Mechanical wear. 150 years of handling wears away the thin blush layer, especially on cheek high points.

Atmospheric exposure. Sulfur pollutants can react with lead white, causing darkening. Humidity causes micro-flaking of under-fired china paint.

The Color Shift Pattern

  • Stage 1 (0-50 years): Organic lake fades. Color shifts from warm rose toward cooler pink.
  • Stage 2 (50-100 years): Organic lake largely gone. Remaining color is muted pinkish-tan.
  • Stage 3 (100-150+ years): Mechanical wear has thinned the layer. Color is faint, warm, and patchy.

The Trial-and-Error Trap

The traditional approach — mix china paints, apply to scrap bisque, fire, compare, adjust, repeat — is slow and wasteful. Each cycle takes hours due to kiln firing and cooling time. A typical restoration involves 3-5 iterations per color.

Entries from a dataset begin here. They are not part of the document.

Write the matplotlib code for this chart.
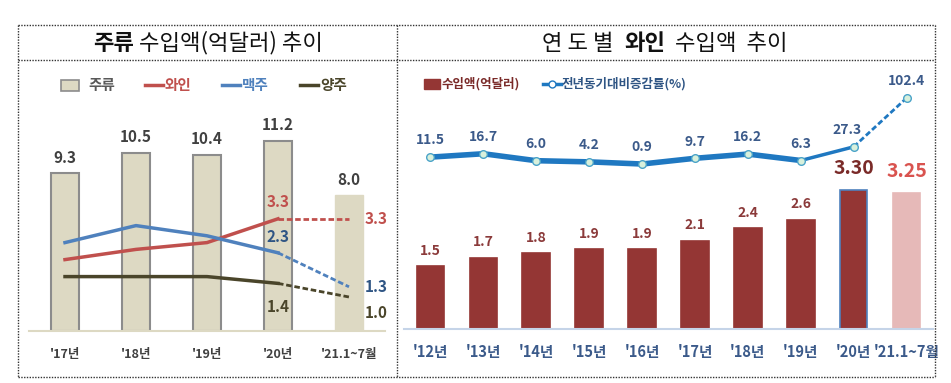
import matplotlib
matplotlib.use('Agg')
import matplotlib.pyplot as plt
from matplotlib.lines import Line2D
from matplotlib.patches import Rectangle

plt.rcParams['font.family'] = ['Noto Sans CJK KR', 'DejaVu Sans']

# left panel data
years_l = ["'17년", "'18년", "'19년", "'20년", "'21.1~7월"]
liquor = [9.3, 10.5, 10.4, 11.2, 8.0]
wine_l = [2.1, 2.4, 2.6, 3.3, 3.3]
beer = [2.6, 3.1, 2.8, 2.3, 1.3]
spirits = [1.6, 1.6, 1.6, 1.4, 1.0]

# right panel data
years_r = ["'12년", "'13년", "'14년", "'15년", "'16년", "'17년", "'18년", "'19년", "'20년", "'21.1~7월"]
wine_amt = [1.5, 1.7, 1.8, 1.9, 1.9, 2.1, 2.4, 2.6, 3.30, 3.25]
wine_amt_lbl = ['1.5', '1.7', '1.8', '1.9', '1.9', '2.1', '2.4', '2.6', '3.30', '3.25']
wine_yoy = [11.5, 16.7, 6.0, 4.2, 0.9, 9.7, 16.2, 6.3, 27.3, 102.4]

W, H = 951, 383
fig = plt.figure(figsize=(W / 100, H / 100), dpi=100)

TAN = '#ddd9c3'
RED = '#c0504d'
BLUE = '#4f81bd'
OLIVE = '#4a452a'
WINE = '#943634'
PINK = '#e6b9b8'
LBLUE = '#1f78c1'


def px(x, y):
    return x / W, 1 - y / H


# frame: dotted boxes
def dline(x0, y0, x1, y1):
    a, b = px(x0, y0)
    c, d = px(x1, y1)
    fig.add_artist(Line2D([a, c], [b, d], color='#333333', lw=1, ls=(0, (1, 1))))

dline(18, 25, 935, 25)
dline(18, 377, 935, 377)
dline(18, 25, 18, 377)
dline(935, 25, 935, 377)
dline(397, 25, 397, 377)
dline(18, 60, 935, 60)


def mixed_title(xc, yc, parts, size):
    r = fig.canvas.get_renderer()
    widths = []
    for s, w in parts:
        t = fig.text(0, 0, s, fontsize=size, fontweight=w)
        widths.append(t.get_window_extent(r).width)
        t.remove()
    x0 = xc - sum(widths) / 2
    for (s, w), wd in zip(parts, widths):
        fx, fy = px(x0, yc)
        fig.text(fx, fy, s, fontsize=size, fontweight=w, ha='left', va='center', color='#111111')
        x0 += wd

mixed_title(208, 43, [('주류', 'bold'), (' 수입액(억달러) 추이', 'normal')], 16)
mixed_title(665, 43, [('연 도 별  ', 'normal'), ('와인', 'bold'), ('  수입액  추이', 'normal')], 16)

# ---------- left chart ----------
ax = fig.add_axes([29.5 / W, 52 / H, 355 / W, 231 / H])
xs = list(range(len(years_l)))
ax.bar(xs[:4], liquor[:4], width=0.4, color=TAN, edgecolor='#8c8c8c', linewidth=1.5)
ax.bar(xs[4:], liquor[4:], width=0.4, color=TAN, edgecolor=TAN)
for x, v in zip(xs, liquor):
    ax.text(x, v + 0.45, f'{v:.1f}', ha='center', va='bottom', fontsize=11, fontweight='bold', color='#404040')
ax.set_xlim(-0.5, 4.5)
ax.set_ylim(0, 231 / 16.96)
ax.set_xticks(xs)
ax.set_xticklabels(years_l, fontsize=9, fontweight='bold', color='#404040')
ax.tick_params(length=0, pad=12)
ax.set_yticks([])
for s in ['top', 'right', 'left']:
    ax.spines[s].set_visible(False)
ax.spines['bottom'].set_color(TAN)
ax.spines['bottom'].set_linewidth(1.5)

ax2 = ax.twinx()
ax2.set_ylim(0, 231 / 34)
for vals, col in [(wine_l, RED), (beer, BLUE), (spirits, OLIVE)]:
    ax2.plot(xs[:4], vals[:4], color=col, lw=2.5)
    ax2.plot(xs[3:], vals[3:], color=col, lw=2, ls=(0, (2, 1)))
ax2.text(3, wine_l[3] + 0.25, '3.3', ha='center', va='bottom', fontsize=11, fontweight='bold', color=RED)
ax2.text(4.22, wine_l[4], '3.3', ha='left', va='center', fontsize=11, fontweight='bold', color=RED)
ax2.text(3, beer[3] + 0.45, '2.3', ha='center', va='center', fontsize=11, fontweight='bold', color='#2f5584')
ax2.text(4.22, beer[4], '1.3', ha='left', va='center', fontsize=11, fontweight='bold', color='#2f5584')
ax2.text(3, spirits[3] - 0.68, '1.4', ha='center', va='center', fontsize=11, fontweight='bold', color=OLIVE)
ax2.text(4.22, spirits[4] - 0.48, '1.0', ha='left', va='center', fontsize=11, fontweight='bold', color=OLIVE)
ax2.set_yticks([])
for s in ax2.spines.values():
    s.set_visible(False)

# left legend
fig.add_artist(Rectangle(px(61, 91), 18 / W, 11 / H, facecolor=TAN, edgecolor='#8c8c8c', lw=1.2))
fig.text(*px(88, 85), '주류', fontsize=10.5, fontweight='bold', color='#595959', va='center')
for x0, col, name in [(145, RED, '와인'), (222, BLUE, '맥주'), (300, OLIVE, '양주')]:
    a, b = px(x0, 85)
    c, _ = px(x0 + 18, 85)
    fig.add_artist(Line2D([a, c], [b, b], color=col, lw=2.5))
    fig.text(*px(x0 + 20, 85), name, fontsize=10.5, fontweight='bold', color=col, va='center')

# ---------- right chart ----------
bx = fig.add_axes([404 / W, 54 / H, 529 / W, 239 / H])
xr = list(range(len(years_r)))
cols = [WINE] * 9 + [PINK]
edges = [WINE] * 8 + [BLUE, PINK]
bx.bar(xr, wine_amt, width=0.52, color=cols, edgecolor=edges, linewidth=1.2)
for x, v, s in zip(xr, wine_amt, wine_amt_lbl):
    if x < 8:
        bx.text(x, v + 0.2, s, ha='center', va='bottom', fontsize=10, fontweight='bold', color='#8b3a3a')
bx.text(8, wine_amt[8] + 0.3, wine_amt_lbl[8], ha='center', va='bottom', fontsize=14, fontweight='bold', color='#7a2a28')
bx.text(9, wine_amt[9] + 0.28, wine_amt_lbl[9], ha='center', va='bottom', fontsize=14, fontweight='bold', color='#d9534f')
bx.set_xlim(-0.5, 9.5)
bx.set_ylim(0, 239 / 42)
bx.set_xticks(xr)
bx.set_xticklabels(years_r, fontsize=10.5, fontweight='bold', color='#3b5a8a')
bx.tick_params(length=0, pad=11)
bx.set_yticks([])
for s in ['top', 'right', 'left']:
    bx.spines[s].set_visible(False)
bx.spines['bottom'].set_color('#c5d4e8')
bx.spines['bottom'].set_linewidth(1.5)

bx2 = bx.twinx()
bx2.set_ylim(-(329 - 164.6) / 0.65, (164.6 - 90) / 0.65)
bx2.plot(xr[:8], wine_yoy[:8], color=LBLUE, lw=4, solid_capstyle='round')
bx2.plot(xr[7:9], wine_yoy[7:9], color=LBLUE, lw=2.5)
bx2.plot(xr[8:], wine_yoy[8:], color=LBLUE, lw=2, ls=(0, (2, 1)))
bx2.plot(xr, wine_yoy, ls='none', marker='o', ms=5.5, mfc='#d8f0dc', mec='#4aa3c8', mew=1)
for x, v in zip(xr, wine_yoy):
    dx = -0.12 if x == 8 else 0
    bx2.text(x + dx, v + 15, f'{v:.1f}', ha='center', va='bottom', fontsize=10, fontweight='bold', color='#3b5a8a')
bx2.set_yticks([])
for s in bx2.spines.values():
    s.set_visible(False)

# right legend
fig.add_artist(Rectangle(px(424, 89), 16 / W, 10 / H, facecolor=WINE, edgecolor=WINE))
fig.text(*px(441, 84), '수입액(억달러)', fontsize=9, fontweight='bold', color='#7a2a28', va='center')
a, b = px(543, 84)
c, _ = px(561, 84)
fig.add_artist(Line2D([a, c], [b, b], color=LBLUE, lw=2.5))
fig.add_artist(Line2D([(a + c) / 2], [b], marker='o', ms=5, mfc='white', mec=LBLUE, ls='none'))
fig.text(*px(562, 84), '전년동기대비증감률(%)', fontsize=9, fontweight='bold', color='#2f5584', va='center')

fig.savefig('out.png', dpi=100)
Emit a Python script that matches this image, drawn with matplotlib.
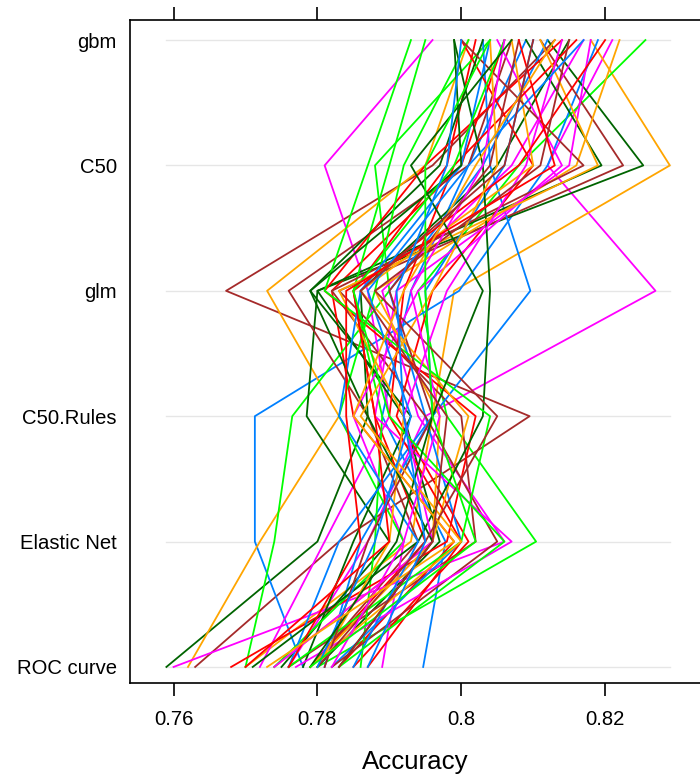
import matplotlib
matplotlib.use("Agg")
import matplotlib.pyplot as plt

plt.rcParams['font.family'] = ['Liberation Sans', 'DejaVu Sans']

# models, bottom to top
models = ['ROC curve', 'Elastic Net', 'C50.Rules', 'glm', 'C50', 'gbm']

# one value per resample (50 resamples) for each model
roc = [.7947, .7760, .7590, .7790, .7700, .7800, .7630, .7780, .7720, .7800,
       .7830, .7620, .7700, .7760, .7810, .7600, .7750, .7850, .7740, .7860,
       .7790, .7820, .7890, .7780, .7680, .7790, .7740, .7820, .7760, .7770,
       .7710, .7870, .7800, .7760, .7810, .7850, .7740, .7830, .7700, .7790,
       .7830, .7800, .7800, .7820, .7790, .7760, .7730, .7790, .7830, .7870]
enet = [.7978, .7870, .7800, .7950, .7930, .8104, .7830, .7713, .7810, .7970,
        .7990, .7720, .7740, .8020, .7860, .8060, .7900, .8010, .7960, .7880,
        .7940, .8000, .7920, .7850, .7980, .7960, .7920, .8050, .7830, .8070,
        .7940, .8000, .7900, .8000, .7870, .7940, .7960, .7960, .7900, .8000,
        .8060, .7950, .7880, .7920, .7910, .7860, .7990, .8020, .7960, .7950]
c50_rules = [.7890, .7950, .7870, .7880, .7960, .7980, .8095, .7713, .7900, .7920,
             .7850, .7830, .7765, .8000, .7960, .7940, .7785, .7910, .7970, .7890,
             .7870, .7950, .7850, .7930, .8020, .8010, .7830, .7950, .7960, .7880,
             .8030, .7900, .7920, .8040, .7960, .7830, .7920, .7870, .7880, .7860,
             .7900, .8050, .7930, .7970, .7960, .7840, .7850, .7960, .7980, .7920]
glm = [.7930, .8270, .7860, .7850, .7990, .7940, .7673, .7997, .7870, .7800,
       .7820, .7730, .7900, .7830, .8096, .7890, .7800, .7960, .7880, .7850,
       .7760, .7900, .7940, .7790, .7810, .7860, .7880, .7820, .7950, .7910,
       .8040, .7920, .7830, .7810, .7900, .7860, .7980, .7790, .7850, .7960,
       .7850, .7880, .7870, .7930, .8030, .7840, .7920, .7950, .7860, .7910]
c50 = [.8010, .8120, .8050, .7980, .8290, .8080, .7960, .8120, .7810, .8253,
       .8000, .7950, .7880, .8225, .8040, .8070, .8195, .8100, .8160, .7900,
       .8010, .8030, .8140, .7970, .7950, .8100, .7920, .8170, .8060, .8150,
       .8030, .7990, .8190, .7870, .8040, .8000, .8090, .8000, .8080, .8050,
       .7990, .8110, .8010, .8030, .7930, .8130, .8020, .7950, .8060, .7980]
gbm = [.8090, .8210, .8150, .8020, .8180, .8256, .8130, .8190, .7960, .8120,
       .8060, .8010, .8040, .8110, .8030, .8170, .8090, .8000, .8220, .7950,
       .8070, .8120, .8050, .8030, .8140, .8070, .8010, .8000, .8100, .8180,
       .7990, .8160, .8110, .7930, .8080, .8040, .8140, .7990, .8200, .8040,
       .8060, .8150, .8170, .8060, .8070, .8080, .8130, .8040, .8100, .8000]

tick_vals = [0.76, 0.78, 0.80, 0.82]
tick_labels = ['0.76', '0.78', '0.8', '0.82']

# lattice superpose colours
colors = ['#0080ff', '#ff00ff', '#006400', '#ff0000', '#ffa500', '#00ff00', '#a52a2a']

fig = plt.figure(figsize=(7, 7.78), dpi=100)
ax = fig.add_axes([130 / 700, 1 - 683 / 778, 570 / 700, 663 / 778])

series = list(zip(roc, enet, c50_rules, glm, c50, gbm))
ypos = list(range(len(models)))

allvals = roc + enet + c50_rules + glm + c50 + gbm
lo, hi = min(allvals), max(allvals)
for y in ypos:
    ax.plot([lo, hi], [y, y], color='#e6e6e6', lw=1, zorder=1)

for i, row in enumerate(series):
    ax.plot(row, ypos, color=colors[i % len(colors)], lw=1.3, zorder=2)

ax.set_xlim(0.75394, 0.83319)
ax.set_ylim(-0.128, 5.16)

ax.set_yticks(ypos)
ax.set_yticklabels(models, fontsize=14.6)
ax.tick_params(axis='y', length=0, pad=9.5)

ax.set_xticks(tick_vals)
ax.set_xticklabels(tick_labels, fontsize=14.6)
ax.tick_params(axis='x', direction='out', length=9.5, width=1.2, pad=10,
               top=True, labeltop=False)

for side in ['left', 'top', 'bottom']:
    ax.spines[side].set_linewidth(1.2)
ax.spines['right'].set_visible(False)

ax.set_xlabel('Accuracy', fontsize=18.6, labelpad=15)

fig.savefig('out.png', dpi=100)
plt.close(fig)
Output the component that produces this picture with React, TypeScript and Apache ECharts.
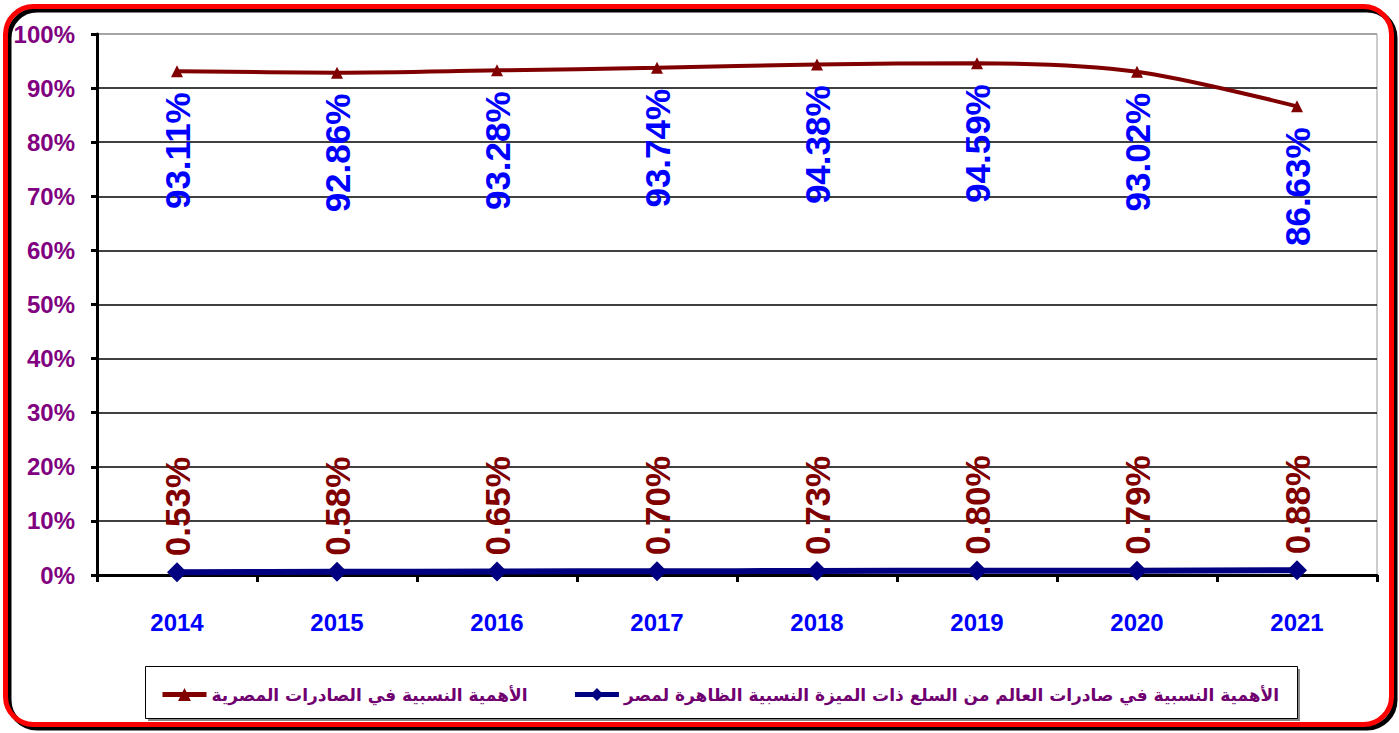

A Better Approach: Model the Aging First

  1. Identify the manufacturer and era to determine likely original blush composition
  2. Assess the current state — organic lake fading, mechanical wear, chemical discoloration
  3. Set degradation parameters — UV exposure, atmospheric exposure, wear, age
  4. Generate a predicted target color before mixing anything
  5. Mix to the prediction — with confidence, on the first attempt
  6. Fine-tune if needed — small adjustments rather than wholesale guessing

PigmentBoard Blush Aging Model mockup

The Economic Argument

If a degradation model saves you two kiln cycles per restoration (conservative), that is 4-6 hours saved per project. Over 50 restorations per year, that is 200-300 hours returned to productive use.